Expert Warns of ‘Steep Challenge for Delivery’ as Massive Distribution Effort Ramps Up
Although at least two highly promising vaccines for COVID-19 may be nearly ready to distribute, more planning and resources are needed to ensure that the vast quantities of life-saving drugs reach the public, a UMD supply chain expert says.
The announcements of effective COVID-19 vaccines on track to become widely available in 2021—last week by Pfizer and partner BioNTech, and on Monday by Moderna—are being hailed as momentous breakthroughs against the accelerating pandemic.
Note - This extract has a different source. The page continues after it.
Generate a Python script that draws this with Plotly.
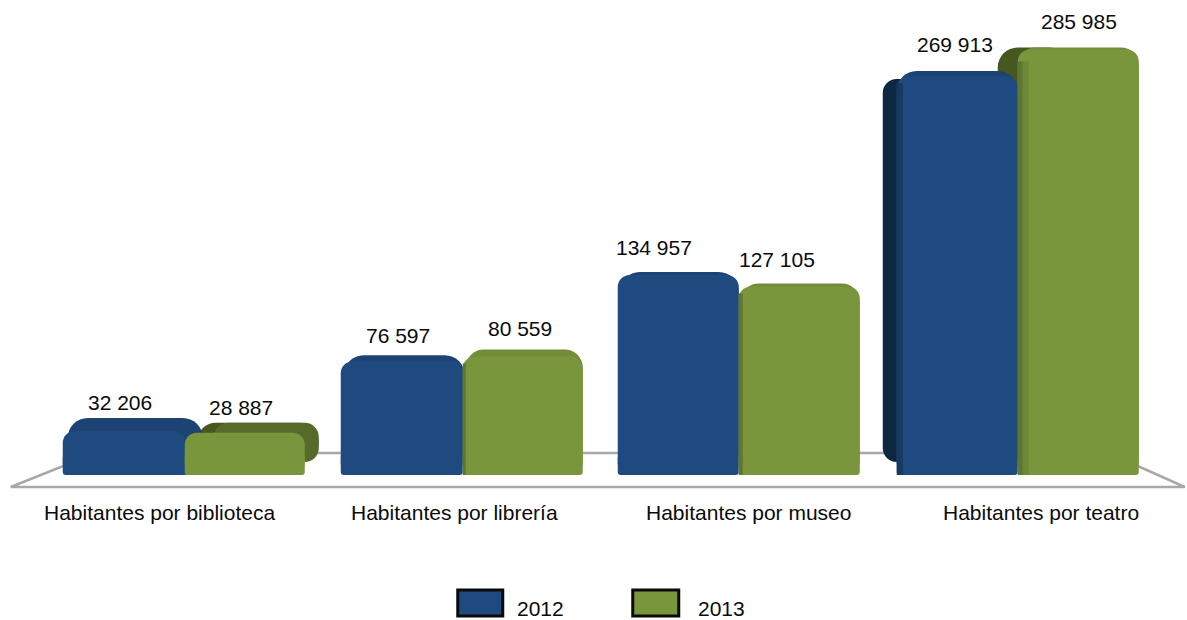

But effectively deploying any vaccine, warns a University of Maryland expert on supply chains, will depend heavily on the coronavirus supply chain.
Officials from the federal program Operation Warp Speed have said they’ll be ready to distribute the medications as they become available, but Sandor Boyson isn’t so sure. “There remains a real need for better coordination and funding across the coronavirus supply chain to ramp up distribution effectively,” he said.
That’s partly because Operation Warp Speed appears to end with vaccine distribution to states, said Boyson, a research professor in the Robert H. Smith School of Business with 30 years of experience as a senior supply chain and IT consultant for the National Institute of Standards and Technologies and a member of the Secretary of Commerce’s Advisory Committee on Supply Chain Competitiveness.
The onus will then be on state governments to bring the vaccine to citizens—a necessity complicated by the requirement for cold storage of vaccines, with Pfizer’s requiring a temperature of -70 Celsius. “This leaves a steep challenge for delivery of an ultracold vaccine to rural areas with access limited by geography, '' he said.
Pivoting toward progress
Boyson, who wrote last summer in The Hill about the hurdles for the vaccine supply chain, said key actors along the coronavirus supply chain have recently been addressing “a whole new set of challenges—a pivot from vaccine development to imminent distribution.”
Operation Warp Speed, co-directed by the Centers for Disease Control and Prevention and the Department of Defense, represents a federal-level change—“from sponsoring seven vaccines to coordinating national vaccine supply chain design and delivery,” he said. The operation has contracted with McKesson, the United States’ largest distributor of health care products, to centralize vaccine supply and help deliver that supply to the states.
Further signaling proactivity, said Boyson: Federally required state plans for vaccine distribution were submitted for funding under deadline two weeks ago.
Both national and state plans will enlist pharmacy and grocery chains to become major distribution channels, he added, with federal contracts recently announced with CVS and Walgreens to launch mobile vaccination fleets that can serve nursing home populations.
“As we go forward, the private logistics services industry is also mobilizing in support of vaccine distribution, building freezer farms, like UPS is doing, and special sensors and containerization for transport,” Boyson said. “A massive pivot and ramp-up to distribution is under way.”
Work to be Done
The National Academy of Science, Boyson said, recently estimated that just 10-15 million doses—enough to cover perhaps 5% of the U.S. population—will be available in the first wave of distribution. It could take two years to reach seemingly less-vulnerable populations, such as teenagers.
“To accelerate this process, a national supply chain distribution map needs to be urgently completed by integrating state mapping efforts,” he said. “This will identify key distribution hubs such as hospital complexes, or community distribution nodes such as senior community centers, identified by state and region, along with estimated demand at each of these sites.”
What’s really needed, he said, are “coronavirus war rooms” staffed by experts at the federal and state levels using appropriate information technology.
“Real-time supply chain dashboards must be activated to enable these experts to dynamically track, effectively allocate and securely transport available supply to priority populations,” he said. “These are the key tasks as the vaccine distribution campaign thunders into being in the coming months.”